Similarly, as a new believer, my faith awkwardly spilled out in my journal and spawned a strong desire to write about the Christian life. Specifically, at that time I wanted to write a novel. So I began studying about the novel-writing process. I enjoyed talking about it, reading books about it, and attending conferences to learn how other people did it. I absorbed lots of information and brought that knowledge into a basic idea and framework for a book. But there was that cautious-kid part of me that rationalized that as long I just talked about writing; I didn't risk failure. And did I really want everyone to see me fall off my novel-writing bike? I was saturated with information, but until I typed that first word, I hadn't reached my do point.

I finally wrote that novel. It wasn't very good, and it was never published. But God used it to hone my writing skills and build my confidence. It was a mile marker that proved to me that I could do it, and that maybe the next one would be better. God encouraged those fledgling efforts knowing there is a necessary time when we are learning, absorbing, studying, and listening. And then comes the time to do.

Even the Apostle Paul had a start-up period to his ministry. After the Lord got his attention by knocking him off his horse, Paul, blinded, trembling, and terrified asked this question: "Lord, what do You want me to do?" That was followed by a few years in Arabia in which Paul thoroughly absorbed the word of God.

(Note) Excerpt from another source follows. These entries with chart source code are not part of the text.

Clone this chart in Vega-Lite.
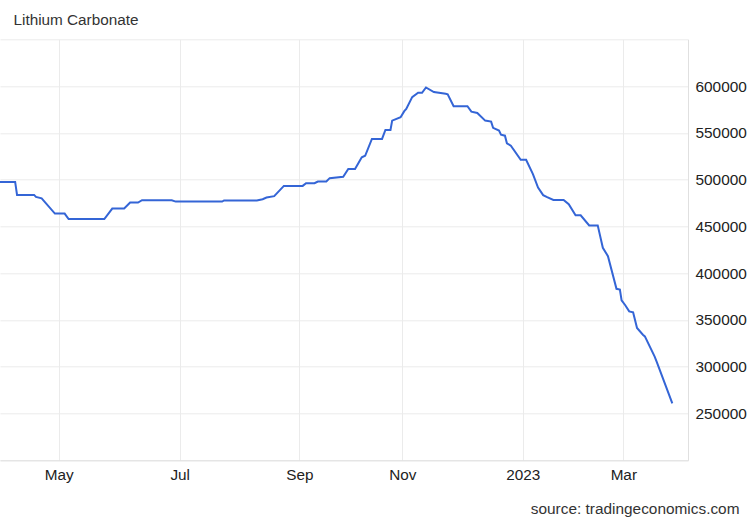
{
  "$schema": "https://vega.github.io/schema/vega-lite/v6.json",
  "width": 688,
  "height": 421,
  "autosize": "none",
  "padding": {"left": 0, "top": 39.3, "right": 62, "bottom": 59.7},
  "background": "white",
  "title": {
    "text": "Lithium Carbonate",
    "anchor": "start",
    "frame": "group",
    "dx": 13.5,
    "dy": 14.5,
    "offset": 13.8,
    "baseline": "alphabetic",
    "font": "Liberation Sans",
    "fontSize": 15.3,
    "fontWeight": "normal",
    "color": "#333333"
  },
  "config": {
    "view": {"stroke": null},
    "font": "Liberation Sans"
  },
  "data": {
    "format": {"parse": {"date": "date"}},
    "values": [
      {"date": "2022-03-31", "value": 497600},
      {"date": "2022-04-08", "value": 497600},
      {"date": "2022-04-09", "value": 483700},
      {"date": "2022-04-18", "value": 483700},
      {"date": "2022-04-19", "value": 481500},
      {"date": "2022-04-22", "value": 480000},
      {"date": "2022-04-29", "value": 463700},
      {"date": "2022-05-04", "value": 463700},
      {"date": "2022-05-06", "value": 457900},
      {"date": "2022-05-24", "value": 457900},
      {"date": "2022-05-28", "value": 469100},
      {"date": "2022-06-03", "value": 469100},
      {"date": "2022-06-06", "value": 475500},
      {"date": "2022-06-10", "value": 475500},
      {"date": "2022-06-12", "value": 478000},
      {"date": "2022-06-27", "value": 478000},
      {"date": "2022-06-29", "value": 476500},
      {"date": "2022-07-23", "value": 476500},
      {"date": "2022-07-24", "value": 477700},
      {"date": "2022-08-10", "value": 477700},
      {"date": "2022-08-13", "value": 479100},
      {"date": "2022-08-15", "value": 480900},
      {"date": "2022-08-19", "value": 482300},
      {"date": "2022-08-24", "value": 493300},
      {"date": "2022-09-03", "value": 493300},
      {"date": "2022-09-05", "value": 496200},
      {"date": "2022-09-10", "value": 496200},
      {"date": "2022-09-12", "value": 498000},
      {"date": "2022-09-17", "value": 498000},
      {"date": "2022-09-19", "value": 501600},
      {"date": "2022-09-27", "value": 503000},
      {"date": "2022-09-30", "value": 511300},
      {"date": "2022-10-04", "value": 511300},
      {"date": "2022-10-08", "value": 523800},
      {"date": "2022-10-10", "value": 525500},
      {"date": "2022-10-14", "value": 543500},
      {"date": "2022-10-20", "value": 543500},
      {"date": "2022-10-22", "value": 553100},
      {"date": "2022-10-25", "value": 553100},
      {"date": "2022-10-26", "value": 563100},
      {"date": "2022-10-31", "value": 566700},
      {"date": "2022-11-02", "value": 573200},
      {"date": "2022-11-03", "value": 575600},
      {"date": "2022-11-06", "value": 588200},
      {"date": "2022-11-09", "value": 592800},
      {"date": "2022-11-11", "value": 592800},
      {"date": "2022-11-13", "value": 598500},
      {"date": "2022-11-17", "value": 593600},
      {"date": "2022-11-23", "value": 591700},
      {"date": "2022-11-24", "value": 591200},
      {"date": "2022-11-27", "value": 578500},
      {"date": "2022-12-04", "value": 578500},
      {"date": "2022-12-06", "value": 572700},
      {"date": "2022-12-09", "value": 571300},
      {"date": "2022-12-13", "value": 563100},
      {"date": "2022-12-16", "value": 562000},
      {"date": "2022-12-17", "value": 555300},
      {"date": "2022-12-20", "value": 552400},
      {"date": "2022-12-21", "value": 548100},
      {"date": "2022-12-23", "value": 547000},
      {"date": "2022-12-24", "value": 538800},
      {"date": "2022-12-26", "value": 536300},
      {"date": "2022-12-31", "value": 521300},
      {"date": "2023-01-03", "value": 521300},
      {"date": "2023-01-07", "value": 505900},
      {"date": "2023-01-10", "value": 491600},
      {"date": "2023-01-13", "value": 483400},
      {"date": "2023-01-15", "value": 481500},
      {"date": "2023-01-19", "value": 478300},
      {"date": "2023-01-25", "value": 478300},
      {"date": "2023-01-28", "value": 473700},
      {"date": "2023-02-01", "value": 461900},
      {"date": "2023-02-04", "value": 461900},
      {"date": "2023-02-09", "value": 451100},
      {"date": "2023-02-14", "value": 451100},
      {"date": "2023-02-17", "value": 427100},
      {"date": "2023-02-20", "value": 418200},
      {"date": "2023-02-25", "value": 383300},
      {"date": "2023-02-27", "value": 382500},
      {"date": "2023-02-28", "value": 371000},
      {"date": "2023-03-02", "value": 365700},
      {"date": "2023-03-04", "value": 359200},
      {"date": "2023-03-06", "value": 358200},
      {"date": "2023-03-08", "value": 341400},
      {"date": "2023-03-11", "value": 334200},
      {"date": "2023-03-12", "value": 332400},
      {"date": "2023-03-17", "value": 310900},
      {"date": "2023-03-18", "value": 305400},
      {"date": "2023-03-26", "value": 260900}
    ]
  },
  "mark": {"type": "line", "color": "#3465d6", "strokeWidth": 2, "interpolate": "linear"},
  "encoding": {
    "x": {
      "field": "date",
      "type": "quantitative",
      "scale": {
        "type": "linear",
        "nice": false,
        "zero": false,
        "domain": [1648684800000, 1651363200000, 1656633600000, 1661990400000, 1667260800000, 1672531200000, 1677628800000, 1680480000000],
        "range": [0, 58.7, 179.7, 299.3, 402.3, 522.7, 623.3, 688]
      },
      "axis": {
        "values": [1651363200000, 1656633600000, 1661990400000, 1667260800000, 1672531200000, 1677628800000],
        "labelExpr": "utcmonth(datum.value) == 0 ? utcFormat(datum.value, '%Y') : utcFormat(datum.value, '%b')",
        "grid": true,
        "gridColor": "#ebebeb",
        "gridWidth": 1,
        "ticks": false,
        "domain": true,
        "domainColor": "#e0e0e0",
        "domainWidth": 1,
        "labelFont": "Liberation Sans",
        "labelFontSize": 15.3,
        "labelColor": "#222222",
        "labelPadding": 7,
        "labelFlush": false,
        "labelOverlap": false,
        "title": "source: tradingeconomics.com",
        "titleFont": "Liberation Sans",
        "titleFontSize": 15.4,
        "titleFontWeight": "normal",
        "titleColor": "#333333",
        "titleAlign": "right",
        "titleBaseline": "alphabetic",
        "titleX": 739,
        "titleY": 53
      }
    },
    "y": {
      "field": "value",
      "type": "quantitative",
      "scale": {"domain": [200000, 650000], "nice": false, "zero": false},
      "axis": {
        "orient": "right",
        "values": [200000, 250000, 300000, 350000, 400000, 450000, 500000, 550000, 600000, 650000],
        "labelExpr": "datum.value == 200000 || datum.value == 650000 ? '' : format(datum.value, 'd')",
        "grid": true,
        "gridColor": "#ebebeb",
        "gridWidth": 1,
        "ticks": false,
        "domain": true,
        "domainColor": "#e0e0e0",
        "domainWidth": 1,
        "labelFont": "Liberation Sans",
        "labelFontSize": 15.4,
        "labelColor": "#222222",
        "labelPadding": 7,
        "labelFlush": false,
        "title": null
      }
    }
  }
}
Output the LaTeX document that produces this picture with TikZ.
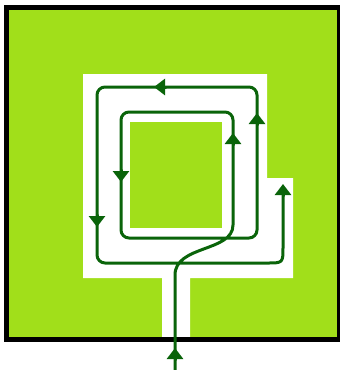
\documentclass[tikz,border=0pt]{standalone}
\usetikzlibrary{arrows.meta}
\definecolor{lime}{RGB}{161,223,26}
\definecolor{flowgreen}{RGB}{10,100,10}
\tikzset{
  flow/.style={draw=flowgreen, line width=3pt, line cap=round, line join=round},
  tipmark/.style={flow, -{Triangle[width=16pt,length=11pt]}},
  frame/.style={draw=black, line width=5pt},
}
\begin{document}
\begin{tikzpicture}[x=1pt,y=-1pt]
\useasboundingbox (0,0) rectangle (340,370);
% outer green square
\fill[lime] (6,7) rectangle (339,339);
% white channel
\fill[white] (83,74) -- (267,74) -- (267,178) -- (293,178) -- (293,278) -- (190,278) -- (190,339) -- (162,339) -- (162,278) -- (83,278) -- cycle;
% inner green square
\fill[lime] (130,122) rectangle (222,228);
% frame
\draw[frame] (6,7) rectangle (339,339);
% main flow path
\draw[flow] (175,372) -- (175,275)
  .. controls (175,245) and (233,252) .. (233,225)
  [rounded corners=8pt] -- (233,112) -- (121,112) -- (121,238) -- (257,238) -- (257,87) -- (97,87) -- (97,263)
  [rounded corners=0pt] -- (267,263) .. controls (283,263) .. (283,247) -- (283,192);
% arrowheads
\draw[tipmark] (175,360) -- (175,348);
\draw[tipmark] (233,145) -- (233,133);
\draw[tipmark] (257,125) -- (257,113);
\draw[tipmark] (166,87) -- (154,87);
\draw[tipmark] (121,170) -- (121,182);
\draw[tipmark] (97,215) -- (97,227);
\draw[tipmark] (283,196) -- (283,184);
\end{tikzpicture}
\end{document}
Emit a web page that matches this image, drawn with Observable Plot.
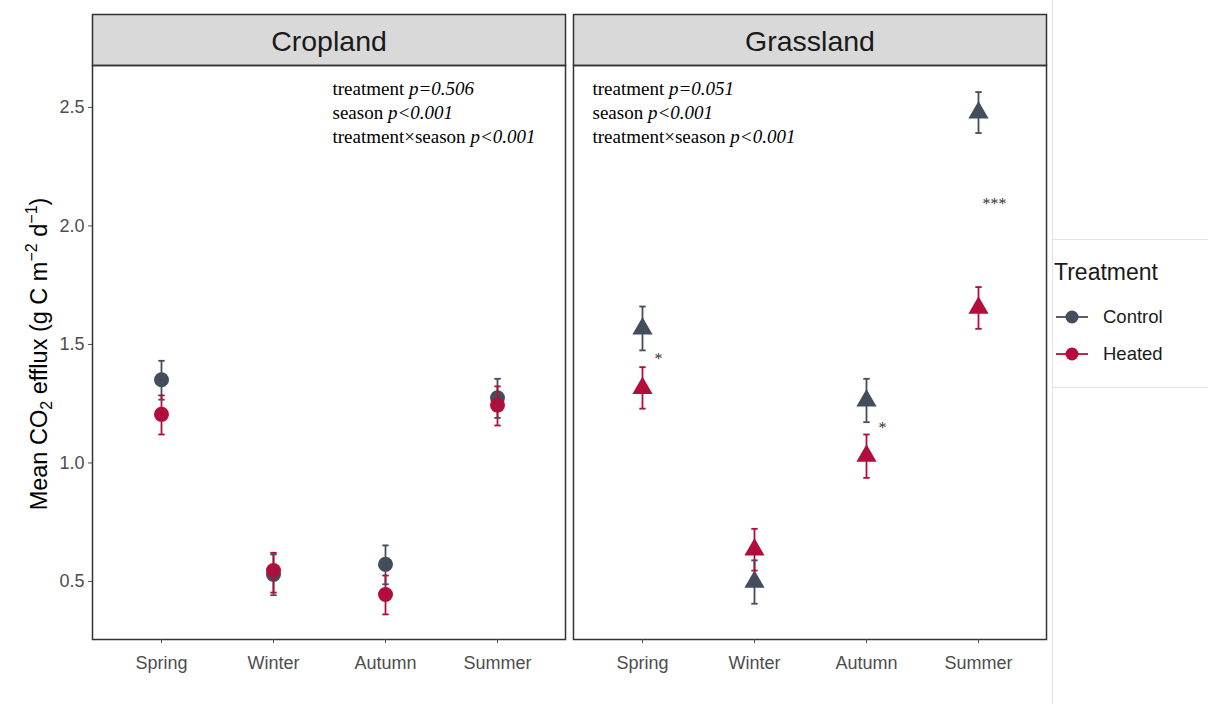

Immediately, Paul understood that the Lord made Himself known to him for a purpose. Specifically, Paul spent the rest of his life teaching and making the Lord known to others. The same is true with us. In the book of James, we are told to be doers of the word, and not just hearers (See Jas. 1:22).

But sometimes we want to do something, but we can't figure out what God has in mind for us. Here's where we can get stuck. We attach powerful importance to finding our ministry. Just the word can be daunting. But maybe we're making it too mysterious.

If you're an over-thinker and under-doer like me, here are few easy steps that might help in the pursuit of reaching your "do point."

  1. Begin on your knees. Without prayer, our efforts will likely wind up as wood, hay, or stubble and accomplish no lasting good. When God sent Ananias to find the horseless, blinded Paul in Damascus, he found him praying. (See Acts 9:11). I suspect Paul was doing more listening than talking at that point. He was humbly seeking God's will.
  2. Shhhhh... Keep your conversation just between you and the Lord for awhile. Paul knew the apostles were knowledgeable, godly counselors, but he said, "I did not immediately confer with flesh and blood..."(Gal. 1:16). During that life-changing period, Paul wanted pure input and undiluted intimacy with the Lord. Sometimes too many opinions obscure God's voice.
  3. What do you love? Think about your inclinations. Do you love teaching your kids or other adults? Can you strategically organize an office or a pantry? Are you able to look at a complicated situation with insight, clarity, and wisdom? Are you passionate about helping the poor? Now is the time to talk to others about what they observe in you as gifts of the Holy Spirit.
  4. Surrender yourself to God, warts and all. Paul possessed obvious traits of passion and zeal. Before the Lord got hold of him, he used those qualities to persecute the believers of the Way. We are told that initially Paul was "...still breathing threats and murder against the disciples of the Lord..." (Acts 9:1). God took those tremendous faults and turned them toward His purposes and for His glory.
  5. Get over yourself. Looking back on learning to ride a bike, I see that my pride drove me to the basement to stumble in private. For if anyone thinks himself to be something, when he is nothing, he deceives himself (Gal. 6:3). In retrospect, I wish I had bravely persevered right there on the street in spite of those mean kids. Fear of failure and pride can often paralyze our effectiveness and delay progress for God's kingdom.
  6. Man-up, ladies! Recently, the news carried an incredible video of several men and women tipping a 3,000-pound BMW on its side in order to pull out a young motorcycle rider pinned underneath. God provided amazing strength in response to their courageous efforts. I tend to think about my weaknesses rather than God's never-diminishing strength. Paul said we are not to "grow weary while doing good, for in due season we shall reap if we do not lose heart" (Gal. 6:9) I want a strong heart that seeks to do good with whatever strength I possess.   
  7. Come from a place of love. The truth about our worldly efforts is this: the only works that will survive, are the ones we do in love. Paul reminded us, "You shall love your neighbor as yourself" (Gal. 5:14). Dry clouds, of thunder and lightning create a lot of noisy commotion and dangerous fires. Let whatever you do be filled with the living water of Jesus and love for others.

Satan is the grand discourager. The moment we decide to do something for the kingdom, he is there to discourage us, puff us up in pride, increase our self-consciousness, or cause us to shy away in fear. But when we are successful in our efforts, let's not forget who gets the glory. Paul determined to boast only in the cross of our Lord Jesus Christ (see Gal. 6:14).

If you are feeling the presence of spiritual warfare in what you are doing, congratulations! You're on the right track and, most likely, you are firmly in your do point. Persevere, and be strong and courageous. One day you will hear your Master say, "Well done, good and faithful servant."

P.S. I recently got a new bike. It is so cool.